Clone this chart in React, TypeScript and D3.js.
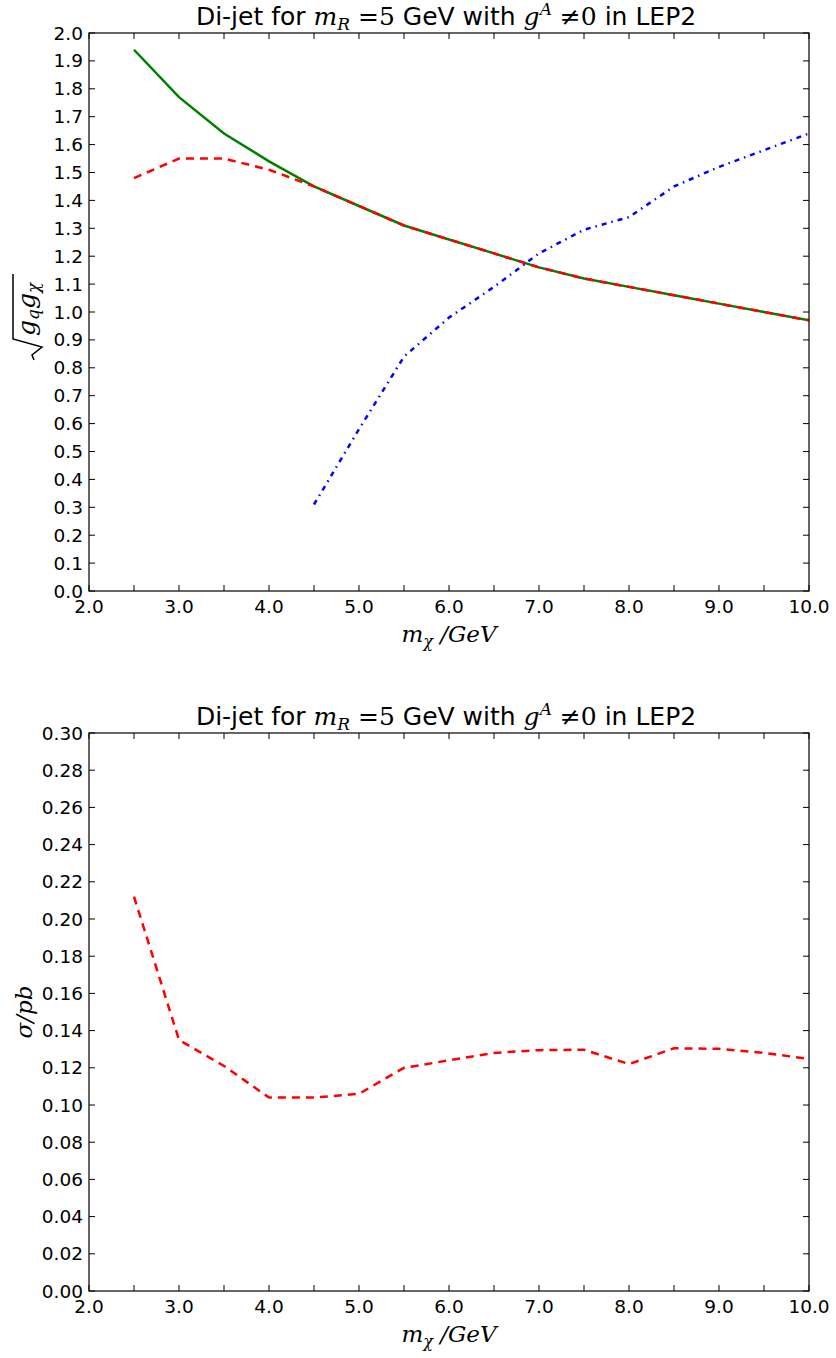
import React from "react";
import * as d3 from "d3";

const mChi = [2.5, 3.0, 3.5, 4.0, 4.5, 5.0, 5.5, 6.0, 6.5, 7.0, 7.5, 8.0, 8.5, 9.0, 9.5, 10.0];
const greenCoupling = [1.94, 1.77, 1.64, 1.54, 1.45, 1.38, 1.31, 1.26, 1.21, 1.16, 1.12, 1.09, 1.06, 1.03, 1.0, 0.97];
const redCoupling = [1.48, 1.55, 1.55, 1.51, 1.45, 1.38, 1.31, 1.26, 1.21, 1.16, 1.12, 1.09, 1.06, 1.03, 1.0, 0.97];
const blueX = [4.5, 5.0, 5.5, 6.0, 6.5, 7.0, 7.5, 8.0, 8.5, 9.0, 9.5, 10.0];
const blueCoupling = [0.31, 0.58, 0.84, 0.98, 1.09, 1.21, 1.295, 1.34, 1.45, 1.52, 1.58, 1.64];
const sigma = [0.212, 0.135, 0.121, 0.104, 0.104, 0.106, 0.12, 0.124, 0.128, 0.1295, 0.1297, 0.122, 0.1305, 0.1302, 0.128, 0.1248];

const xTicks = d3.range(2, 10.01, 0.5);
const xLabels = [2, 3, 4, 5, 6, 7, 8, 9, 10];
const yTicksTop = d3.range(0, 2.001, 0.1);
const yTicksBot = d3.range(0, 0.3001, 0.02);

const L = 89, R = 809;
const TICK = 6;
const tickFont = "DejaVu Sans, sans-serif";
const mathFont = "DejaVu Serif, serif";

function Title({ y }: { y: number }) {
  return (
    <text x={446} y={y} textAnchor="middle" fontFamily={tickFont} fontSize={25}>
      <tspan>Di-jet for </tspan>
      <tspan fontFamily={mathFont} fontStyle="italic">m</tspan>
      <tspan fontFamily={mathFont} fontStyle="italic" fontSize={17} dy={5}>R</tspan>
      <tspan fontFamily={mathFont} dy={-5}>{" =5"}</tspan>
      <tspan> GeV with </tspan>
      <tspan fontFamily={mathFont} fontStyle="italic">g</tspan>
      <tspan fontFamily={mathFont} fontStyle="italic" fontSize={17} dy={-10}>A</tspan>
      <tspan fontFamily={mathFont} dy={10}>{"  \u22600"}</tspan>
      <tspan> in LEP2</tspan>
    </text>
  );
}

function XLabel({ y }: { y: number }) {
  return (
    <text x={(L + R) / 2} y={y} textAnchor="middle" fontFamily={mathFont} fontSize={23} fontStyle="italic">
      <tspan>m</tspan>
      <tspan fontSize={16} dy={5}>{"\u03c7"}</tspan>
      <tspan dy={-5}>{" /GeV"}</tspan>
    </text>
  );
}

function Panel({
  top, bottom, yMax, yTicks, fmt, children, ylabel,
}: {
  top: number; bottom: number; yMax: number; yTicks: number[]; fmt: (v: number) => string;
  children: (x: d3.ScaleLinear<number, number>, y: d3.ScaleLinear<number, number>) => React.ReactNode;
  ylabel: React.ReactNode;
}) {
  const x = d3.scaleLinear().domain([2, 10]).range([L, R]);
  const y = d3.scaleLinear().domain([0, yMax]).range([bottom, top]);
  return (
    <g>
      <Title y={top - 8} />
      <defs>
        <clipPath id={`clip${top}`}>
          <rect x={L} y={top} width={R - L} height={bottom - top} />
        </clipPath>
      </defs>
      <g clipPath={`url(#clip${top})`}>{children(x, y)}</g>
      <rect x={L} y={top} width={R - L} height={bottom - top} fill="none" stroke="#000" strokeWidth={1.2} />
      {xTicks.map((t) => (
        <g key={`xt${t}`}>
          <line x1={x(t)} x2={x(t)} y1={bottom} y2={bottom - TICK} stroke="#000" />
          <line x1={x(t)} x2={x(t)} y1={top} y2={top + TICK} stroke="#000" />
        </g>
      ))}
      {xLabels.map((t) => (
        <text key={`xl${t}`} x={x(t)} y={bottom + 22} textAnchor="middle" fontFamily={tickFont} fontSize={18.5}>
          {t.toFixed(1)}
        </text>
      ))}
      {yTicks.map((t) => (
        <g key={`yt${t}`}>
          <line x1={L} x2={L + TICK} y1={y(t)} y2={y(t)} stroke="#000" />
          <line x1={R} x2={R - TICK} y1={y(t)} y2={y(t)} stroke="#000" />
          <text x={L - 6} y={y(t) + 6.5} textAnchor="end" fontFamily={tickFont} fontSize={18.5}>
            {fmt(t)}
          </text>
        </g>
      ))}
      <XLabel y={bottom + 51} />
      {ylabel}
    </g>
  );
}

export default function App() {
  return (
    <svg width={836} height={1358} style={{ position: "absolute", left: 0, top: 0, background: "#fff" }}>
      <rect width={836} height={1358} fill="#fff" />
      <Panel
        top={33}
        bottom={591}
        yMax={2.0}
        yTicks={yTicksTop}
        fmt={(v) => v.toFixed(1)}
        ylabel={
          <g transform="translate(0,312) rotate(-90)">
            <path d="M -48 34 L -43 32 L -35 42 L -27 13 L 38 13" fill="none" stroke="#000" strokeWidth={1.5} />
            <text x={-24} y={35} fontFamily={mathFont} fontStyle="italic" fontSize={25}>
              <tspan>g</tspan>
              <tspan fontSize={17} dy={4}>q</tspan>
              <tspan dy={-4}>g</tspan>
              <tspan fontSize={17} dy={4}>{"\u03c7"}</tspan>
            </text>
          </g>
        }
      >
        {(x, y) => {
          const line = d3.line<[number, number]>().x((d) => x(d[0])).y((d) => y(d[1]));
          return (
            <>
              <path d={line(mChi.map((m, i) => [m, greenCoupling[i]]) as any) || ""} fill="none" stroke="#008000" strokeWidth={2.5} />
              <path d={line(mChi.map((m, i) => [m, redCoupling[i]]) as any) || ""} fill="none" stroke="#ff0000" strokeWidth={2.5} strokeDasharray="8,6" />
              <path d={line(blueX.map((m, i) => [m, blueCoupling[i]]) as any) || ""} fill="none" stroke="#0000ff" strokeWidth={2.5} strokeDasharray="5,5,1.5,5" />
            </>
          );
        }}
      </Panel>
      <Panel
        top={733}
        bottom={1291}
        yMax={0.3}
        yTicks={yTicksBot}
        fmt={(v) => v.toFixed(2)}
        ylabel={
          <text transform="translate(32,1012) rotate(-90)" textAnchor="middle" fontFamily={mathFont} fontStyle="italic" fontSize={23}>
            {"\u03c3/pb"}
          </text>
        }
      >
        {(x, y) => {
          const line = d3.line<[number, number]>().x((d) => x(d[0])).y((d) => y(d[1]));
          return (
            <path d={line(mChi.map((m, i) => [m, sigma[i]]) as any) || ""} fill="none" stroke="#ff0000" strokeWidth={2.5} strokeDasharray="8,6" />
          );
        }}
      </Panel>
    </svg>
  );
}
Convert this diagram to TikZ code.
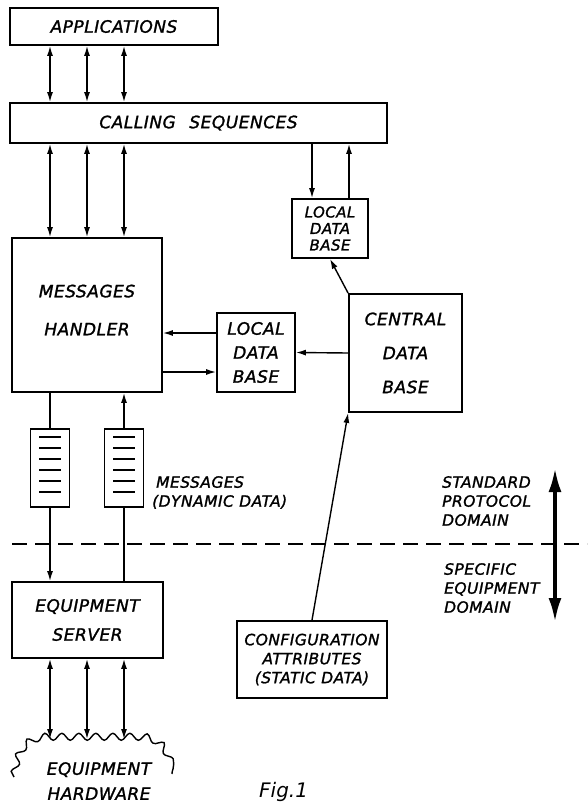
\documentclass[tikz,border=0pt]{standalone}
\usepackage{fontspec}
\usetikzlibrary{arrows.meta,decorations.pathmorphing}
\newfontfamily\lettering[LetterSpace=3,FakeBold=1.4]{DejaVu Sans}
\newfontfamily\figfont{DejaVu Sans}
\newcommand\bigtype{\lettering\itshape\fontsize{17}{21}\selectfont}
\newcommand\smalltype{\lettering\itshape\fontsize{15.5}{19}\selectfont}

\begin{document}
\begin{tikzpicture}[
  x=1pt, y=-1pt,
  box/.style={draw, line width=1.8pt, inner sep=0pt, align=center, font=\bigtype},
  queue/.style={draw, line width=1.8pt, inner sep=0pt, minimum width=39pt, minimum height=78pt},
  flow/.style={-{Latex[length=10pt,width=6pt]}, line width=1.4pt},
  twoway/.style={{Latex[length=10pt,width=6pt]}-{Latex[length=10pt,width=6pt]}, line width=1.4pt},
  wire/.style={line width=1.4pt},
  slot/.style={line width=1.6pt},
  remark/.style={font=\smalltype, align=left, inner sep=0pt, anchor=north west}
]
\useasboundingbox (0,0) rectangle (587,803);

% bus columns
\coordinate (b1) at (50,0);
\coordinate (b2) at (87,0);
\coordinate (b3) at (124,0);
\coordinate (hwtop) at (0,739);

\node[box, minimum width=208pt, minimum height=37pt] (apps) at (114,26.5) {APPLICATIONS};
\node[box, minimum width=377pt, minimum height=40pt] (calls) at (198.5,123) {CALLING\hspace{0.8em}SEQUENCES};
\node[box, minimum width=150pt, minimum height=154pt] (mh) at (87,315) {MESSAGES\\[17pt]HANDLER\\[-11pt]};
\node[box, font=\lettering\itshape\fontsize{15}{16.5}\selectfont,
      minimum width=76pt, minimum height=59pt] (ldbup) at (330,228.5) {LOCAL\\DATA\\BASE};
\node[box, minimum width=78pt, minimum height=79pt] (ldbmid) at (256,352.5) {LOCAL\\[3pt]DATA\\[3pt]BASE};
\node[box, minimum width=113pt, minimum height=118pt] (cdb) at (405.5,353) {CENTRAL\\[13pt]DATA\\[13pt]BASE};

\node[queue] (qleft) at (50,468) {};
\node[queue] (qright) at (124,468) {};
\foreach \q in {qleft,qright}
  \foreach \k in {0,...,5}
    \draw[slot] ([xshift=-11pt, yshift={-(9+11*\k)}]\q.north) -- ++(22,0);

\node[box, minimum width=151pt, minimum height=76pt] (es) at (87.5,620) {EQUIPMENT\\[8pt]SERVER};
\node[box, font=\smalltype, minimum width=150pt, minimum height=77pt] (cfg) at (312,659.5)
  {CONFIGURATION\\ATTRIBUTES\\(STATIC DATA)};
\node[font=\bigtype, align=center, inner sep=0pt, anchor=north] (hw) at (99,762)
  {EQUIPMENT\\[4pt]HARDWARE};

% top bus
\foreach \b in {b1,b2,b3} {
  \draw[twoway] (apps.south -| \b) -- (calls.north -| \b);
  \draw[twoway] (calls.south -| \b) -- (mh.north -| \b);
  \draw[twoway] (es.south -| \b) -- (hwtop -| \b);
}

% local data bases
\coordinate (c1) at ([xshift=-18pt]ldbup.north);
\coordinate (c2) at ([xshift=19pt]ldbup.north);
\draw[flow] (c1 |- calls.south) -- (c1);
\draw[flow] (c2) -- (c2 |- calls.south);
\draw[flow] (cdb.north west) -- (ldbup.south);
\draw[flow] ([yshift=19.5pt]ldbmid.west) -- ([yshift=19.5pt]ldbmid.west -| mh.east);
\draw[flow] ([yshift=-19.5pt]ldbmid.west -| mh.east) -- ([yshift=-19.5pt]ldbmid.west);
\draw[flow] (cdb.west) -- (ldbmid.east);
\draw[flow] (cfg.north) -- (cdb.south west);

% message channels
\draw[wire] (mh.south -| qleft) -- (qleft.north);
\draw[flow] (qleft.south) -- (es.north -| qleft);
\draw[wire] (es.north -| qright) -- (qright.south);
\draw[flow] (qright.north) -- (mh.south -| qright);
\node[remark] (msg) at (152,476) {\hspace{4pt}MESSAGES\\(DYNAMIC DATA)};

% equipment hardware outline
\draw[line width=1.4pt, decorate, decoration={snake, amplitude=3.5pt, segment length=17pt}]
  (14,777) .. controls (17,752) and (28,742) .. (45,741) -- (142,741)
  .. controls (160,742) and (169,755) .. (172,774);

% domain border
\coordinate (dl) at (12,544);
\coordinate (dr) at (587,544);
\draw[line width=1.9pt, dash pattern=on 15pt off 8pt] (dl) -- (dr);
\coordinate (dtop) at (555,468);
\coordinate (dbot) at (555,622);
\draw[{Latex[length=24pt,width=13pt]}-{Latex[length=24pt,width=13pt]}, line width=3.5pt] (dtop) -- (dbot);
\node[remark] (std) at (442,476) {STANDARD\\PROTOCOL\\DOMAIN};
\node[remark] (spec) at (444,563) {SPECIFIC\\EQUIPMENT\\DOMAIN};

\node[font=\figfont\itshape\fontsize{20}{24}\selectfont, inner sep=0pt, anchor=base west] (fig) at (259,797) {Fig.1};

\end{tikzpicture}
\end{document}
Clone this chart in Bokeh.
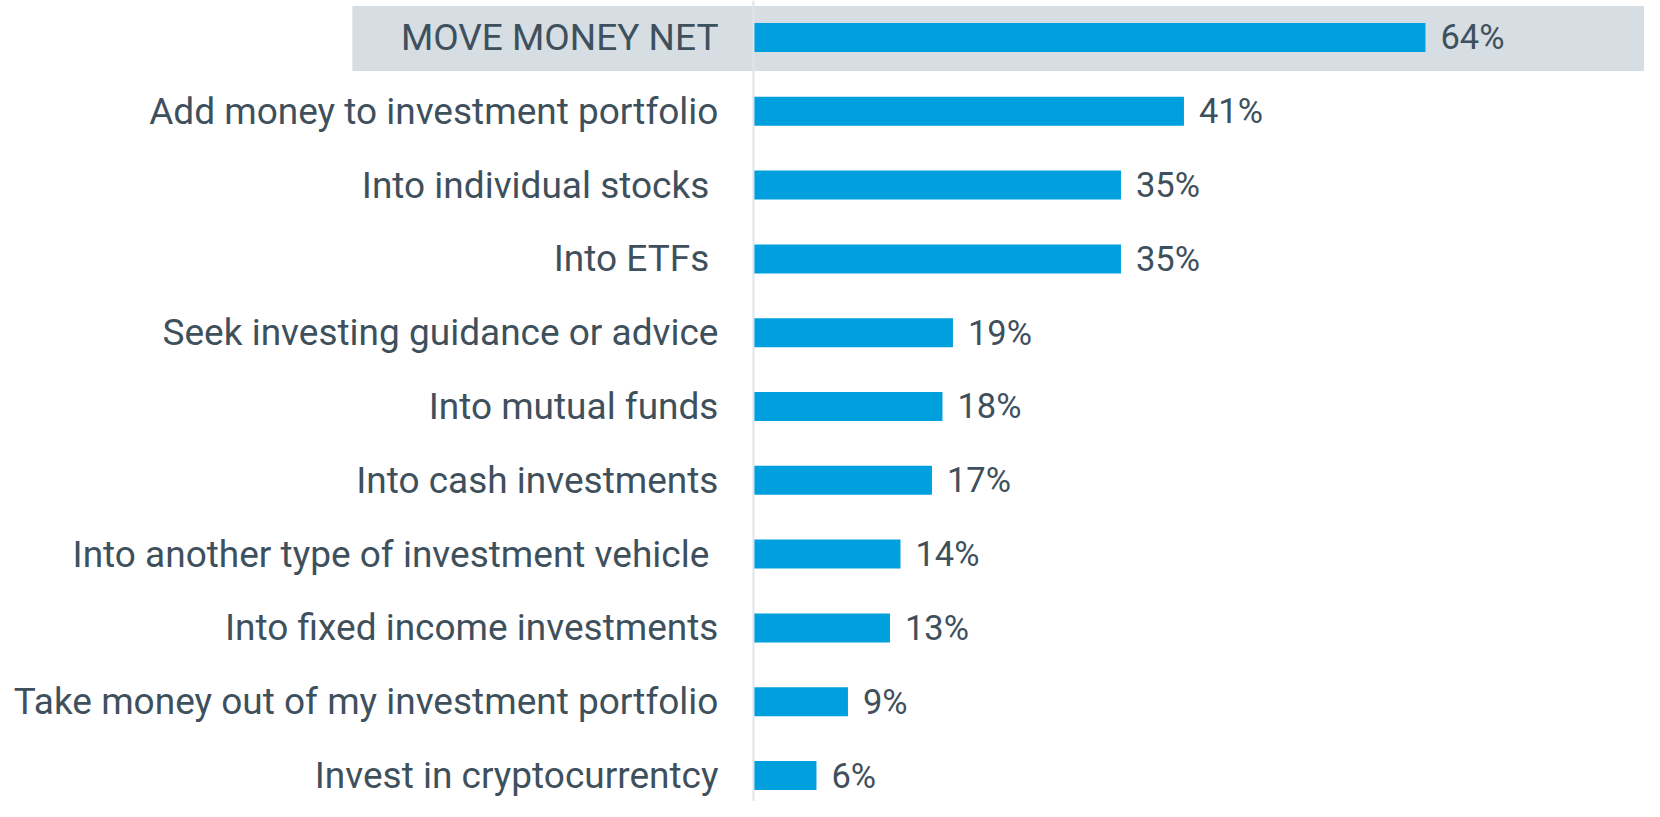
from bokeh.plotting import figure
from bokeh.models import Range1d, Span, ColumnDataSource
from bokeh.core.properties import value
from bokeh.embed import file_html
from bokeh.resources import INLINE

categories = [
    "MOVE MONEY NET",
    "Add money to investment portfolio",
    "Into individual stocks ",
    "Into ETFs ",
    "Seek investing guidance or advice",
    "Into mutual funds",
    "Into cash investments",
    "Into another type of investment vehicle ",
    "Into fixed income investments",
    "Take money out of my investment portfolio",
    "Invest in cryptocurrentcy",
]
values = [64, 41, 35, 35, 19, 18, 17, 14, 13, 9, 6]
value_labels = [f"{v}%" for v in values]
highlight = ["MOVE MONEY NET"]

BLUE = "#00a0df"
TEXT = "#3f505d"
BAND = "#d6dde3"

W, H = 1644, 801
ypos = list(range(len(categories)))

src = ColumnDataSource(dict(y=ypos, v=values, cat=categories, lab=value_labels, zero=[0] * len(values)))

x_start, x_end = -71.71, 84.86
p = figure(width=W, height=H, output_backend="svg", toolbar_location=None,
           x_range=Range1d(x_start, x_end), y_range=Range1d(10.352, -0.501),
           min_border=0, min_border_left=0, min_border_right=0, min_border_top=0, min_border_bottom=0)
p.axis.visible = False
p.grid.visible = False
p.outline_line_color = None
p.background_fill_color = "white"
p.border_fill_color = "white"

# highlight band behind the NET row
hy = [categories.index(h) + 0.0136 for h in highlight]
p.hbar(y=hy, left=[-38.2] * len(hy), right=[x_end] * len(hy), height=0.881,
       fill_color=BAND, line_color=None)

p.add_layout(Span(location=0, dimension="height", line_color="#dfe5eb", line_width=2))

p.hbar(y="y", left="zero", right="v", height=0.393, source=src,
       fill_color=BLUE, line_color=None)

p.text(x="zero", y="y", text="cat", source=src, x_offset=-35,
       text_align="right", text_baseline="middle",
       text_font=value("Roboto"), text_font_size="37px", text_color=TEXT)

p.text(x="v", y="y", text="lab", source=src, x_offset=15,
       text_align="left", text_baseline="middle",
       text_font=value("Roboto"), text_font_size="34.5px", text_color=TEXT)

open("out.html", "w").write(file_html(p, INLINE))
***
Begin at the first line of the entries above and return each line exactly, stopping after the line that contains "import * as". Pictures do not belong in the copy.

[SOLUTION TO THE EXERCISE]
Clone this chart in React, TypeScript and D3.js.
import React from "react";
import * as d3 from "d3";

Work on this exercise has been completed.